## [SHORT EXERCISE]
Set down the material below word for word, excluding the pictures.

## [DATA]
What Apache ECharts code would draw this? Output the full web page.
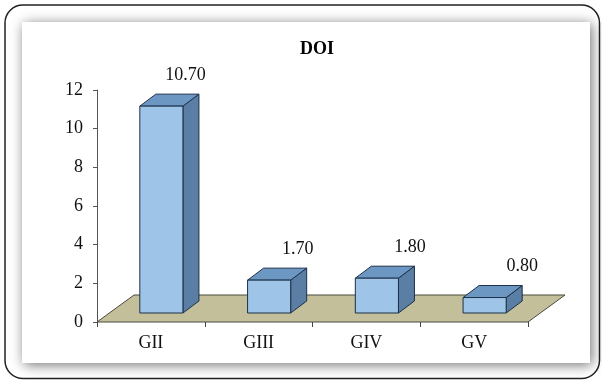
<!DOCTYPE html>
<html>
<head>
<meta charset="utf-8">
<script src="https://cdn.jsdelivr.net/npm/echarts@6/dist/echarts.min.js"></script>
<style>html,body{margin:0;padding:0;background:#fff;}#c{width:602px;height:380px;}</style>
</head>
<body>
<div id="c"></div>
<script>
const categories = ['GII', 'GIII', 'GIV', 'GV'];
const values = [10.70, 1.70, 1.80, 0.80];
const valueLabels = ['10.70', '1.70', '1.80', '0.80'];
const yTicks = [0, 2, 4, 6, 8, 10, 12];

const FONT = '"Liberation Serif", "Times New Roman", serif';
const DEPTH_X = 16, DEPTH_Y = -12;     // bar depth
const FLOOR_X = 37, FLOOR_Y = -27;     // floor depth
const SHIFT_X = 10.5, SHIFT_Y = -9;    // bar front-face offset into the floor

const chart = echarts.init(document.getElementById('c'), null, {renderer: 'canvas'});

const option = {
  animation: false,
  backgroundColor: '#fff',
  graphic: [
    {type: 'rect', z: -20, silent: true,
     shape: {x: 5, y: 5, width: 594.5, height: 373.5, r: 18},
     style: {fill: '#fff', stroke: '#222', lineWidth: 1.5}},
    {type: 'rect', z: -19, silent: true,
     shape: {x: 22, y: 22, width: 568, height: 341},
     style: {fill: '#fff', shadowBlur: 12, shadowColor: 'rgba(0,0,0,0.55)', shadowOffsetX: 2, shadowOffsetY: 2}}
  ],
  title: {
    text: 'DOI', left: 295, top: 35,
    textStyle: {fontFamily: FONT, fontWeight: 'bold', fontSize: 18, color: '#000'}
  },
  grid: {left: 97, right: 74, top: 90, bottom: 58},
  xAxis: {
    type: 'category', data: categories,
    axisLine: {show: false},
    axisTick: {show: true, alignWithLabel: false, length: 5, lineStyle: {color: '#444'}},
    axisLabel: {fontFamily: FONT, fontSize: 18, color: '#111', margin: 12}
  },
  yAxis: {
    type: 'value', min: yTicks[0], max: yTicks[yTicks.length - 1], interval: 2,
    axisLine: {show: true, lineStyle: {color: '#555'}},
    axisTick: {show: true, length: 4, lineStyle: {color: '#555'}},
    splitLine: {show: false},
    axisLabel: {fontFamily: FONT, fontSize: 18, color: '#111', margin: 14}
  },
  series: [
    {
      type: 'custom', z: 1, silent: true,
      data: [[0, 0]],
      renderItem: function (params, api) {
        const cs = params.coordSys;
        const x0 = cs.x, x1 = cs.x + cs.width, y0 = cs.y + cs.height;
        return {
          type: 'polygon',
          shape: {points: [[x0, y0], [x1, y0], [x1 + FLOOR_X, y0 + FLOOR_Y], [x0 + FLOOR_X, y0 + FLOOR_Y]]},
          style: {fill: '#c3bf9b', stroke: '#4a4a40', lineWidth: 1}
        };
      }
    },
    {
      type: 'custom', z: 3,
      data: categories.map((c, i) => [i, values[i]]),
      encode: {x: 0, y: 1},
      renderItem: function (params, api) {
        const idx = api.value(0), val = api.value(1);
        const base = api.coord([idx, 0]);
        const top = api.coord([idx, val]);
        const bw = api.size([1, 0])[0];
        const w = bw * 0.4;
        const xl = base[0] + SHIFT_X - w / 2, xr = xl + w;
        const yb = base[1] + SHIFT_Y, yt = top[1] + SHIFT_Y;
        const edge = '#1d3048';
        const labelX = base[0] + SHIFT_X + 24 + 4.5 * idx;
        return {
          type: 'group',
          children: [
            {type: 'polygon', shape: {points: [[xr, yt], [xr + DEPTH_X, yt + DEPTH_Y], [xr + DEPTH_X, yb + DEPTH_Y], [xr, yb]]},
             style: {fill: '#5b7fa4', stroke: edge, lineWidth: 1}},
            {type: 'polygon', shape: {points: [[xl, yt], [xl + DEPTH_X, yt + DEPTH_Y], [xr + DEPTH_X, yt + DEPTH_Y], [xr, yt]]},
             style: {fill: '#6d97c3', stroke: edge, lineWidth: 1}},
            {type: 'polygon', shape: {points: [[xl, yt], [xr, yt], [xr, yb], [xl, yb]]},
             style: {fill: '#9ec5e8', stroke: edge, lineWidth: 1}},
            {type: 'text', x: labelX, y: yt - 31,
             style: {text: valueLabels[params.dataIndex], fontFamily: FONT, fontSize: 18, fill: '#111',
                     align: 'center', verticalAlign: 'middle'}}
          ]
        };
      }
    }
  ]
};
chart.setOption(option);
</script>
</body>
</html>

## [RESULT]
What Apache ECharts code would draw this? Output the full web page.
<!DOCTYPE html>
<html>
<head>
<meta charset="utf-8">
<script src="https://cdn.jsdelivr.net/npm/echarts@6/dist/echarts.min.js"></script>
<style>html,body{margin:0;padding:0;background:#fff;}#c{width:602px;height:380px;}</style>
</head>
<body>
<div id="c"></div>
<script>
const categories = ['GII', 'GIII', 'GIV', 'GV'];
const values = [10.70, 1.70, 1.80, 0.80];
const valueLabels = ['10.70', '1.70', '1.80', '0.80'];
const yTicks = [0, 2, 4, 6, 8, 10, 12];

const FONT = '"Liberation Serif", "Times New Roman", serif';
const DEPTH_X = 16, DEPTH_Y = -12;     // bar depth
const FLOOR_X = 37, FLOOR_Y = -27;     // floor depth
const SHIFT_X = 10.5, SHIFT_Y = -9;    // bar front-face offset into the floor

const chart = echarts.init(document.getElementById('c'), null, {renderer: 'canvas'});

const option = {
  animation: false,
  backgroundColor: '#fff',
  graphic: [
    {type: 'rect', z: -20, silent: true,
     shape: {x: 5, y: 5, width: 594.5, height: 373.5, r: 18},
     style: {fill: '#fff', stroke: '#222', lineWidth: 1.5}},
    {type: 'rect', z: -19, silent: true,
     shape: {x: 22, y: 22, width: 568, height: 341},
     style: {fill: '#fff', shadowBlur: 12, shadowColor: 'rgba(0,0,0,0.55)', shadowOffsetX: 2, shadowOffsetY: 2}}
  ],
  title: {
    text: 'DOI', left: 295, top: 35,
    textStyle: {fontFamily: FONT, fontWeight: 'bold', fontSize: 18, color: '#000'}
  },
  grid: {left: 97, right: 74, top: 90, bottom: 58},
  xAxis: {
    type: 'category', data: categories,
    axisLine: {show: false},
    axisTick: {show: true, alignWithLabel: false, length: 5, lineStyle: {color: '#444'}},
    axisLabel: {fontFamily: FONT, fontSize: 18, color: '#111', margin: 12}
  },
  yAxis: {
    type: 'value', min: yTicks[0], max: yTicks[yTicks.length - 1], interval: 2,
    axisLine: {show: true, lineStyle: {color: '#555'}},
    axisTick: {show: true, length: 4, lineStyle: {color: '#555'}},
    splitLine: {show: false},
    axisLabel: {fontFamily: FONT, fontSize: 18, color: '#111', margin: 14}
  },
  series: [
    {
      type: 'custom', z: 1, silent: true,
      data: [[0, 0]],
      renderItem: function (params, api) {
        const cs = params.coordSys;
        const x0 = cs.x, x1 = cs.x + cs.width, y0 = cs.y + cs.height;
        return {
          type: 'polygon',
          shape: {points: [[x0, y0], [x1, y0], [x1 + FLOOR_X, y0 + FLOOR_Y], [x0 + FLOOR_X, y0 + FLOOR_Y]]},
          style: {fill: '#c3bf9b', stroke: '#4a4a40', lineWidth: 1}
        };
      }
    },
    {
      type: 'custom', z: 3,
      data: categories.map((c, i) => [i, values[i]]),
      encode: {x: 0, y: 1},
      renderItem: function (params, api) {
        const idx = api.value(0), val = api.value(1);
        const base = api.coord([idx, 0]);
        const top = api.coord([idx, val]);
        const bw = api.size([1, 0])[0];
        const w = bw * 0.4;
        const xl = base[0] + SHIFT_X - w / 2, xr = xl + w;
        const yb = base[1] + SHIFT_Y, yt = top[1] + SHIFT_Y;
        const edge = '#1d3048';
        const labelX = base[0] + SHIFT_X + 24 + 4.5 * idx;
        return {
          type: 'group',
          children: [
            {type: 'polygon', shape: {points: [[xr, yt], [xr + DEPTH_X, yt + DEPTH_Y], [xr + DEPTH_X, yb + DEPTH_Y], [xr, yb]]},
             style: {fill: '#5b7fa4', stroke: edge, lineWidth: 1}},
            {type: 'polygon', shape: {points: [[xl, yt], [xl + DEPTH_X, yt + DEPTH_Y], [xr + DEPTH_X, yt + DEPTH_Y], [xr, yt]]},
             style: {fill: '#6d97c3', stroke: edge, lineWidth: 1}},
            {type: 'polygon', shape: {points: [[xl, yt], [xr, yt], [xr, yb], [xl, yb]]},
             style: {fill: '#9ec5e8', stroke: edge, lineWidth: 1}},
            {type: 'text', x: labelX, y: yt - 31,
             style: {text: valueLabels[params.dataIndex], fontFamily: FONT, fontSize: 18, fill: '#111',
                     align: 'center', verticalAlign: 'middle'}}
          ]
        };
      }
    }
  ]
};
chart.setOption(option);
</script>
</body>
</html>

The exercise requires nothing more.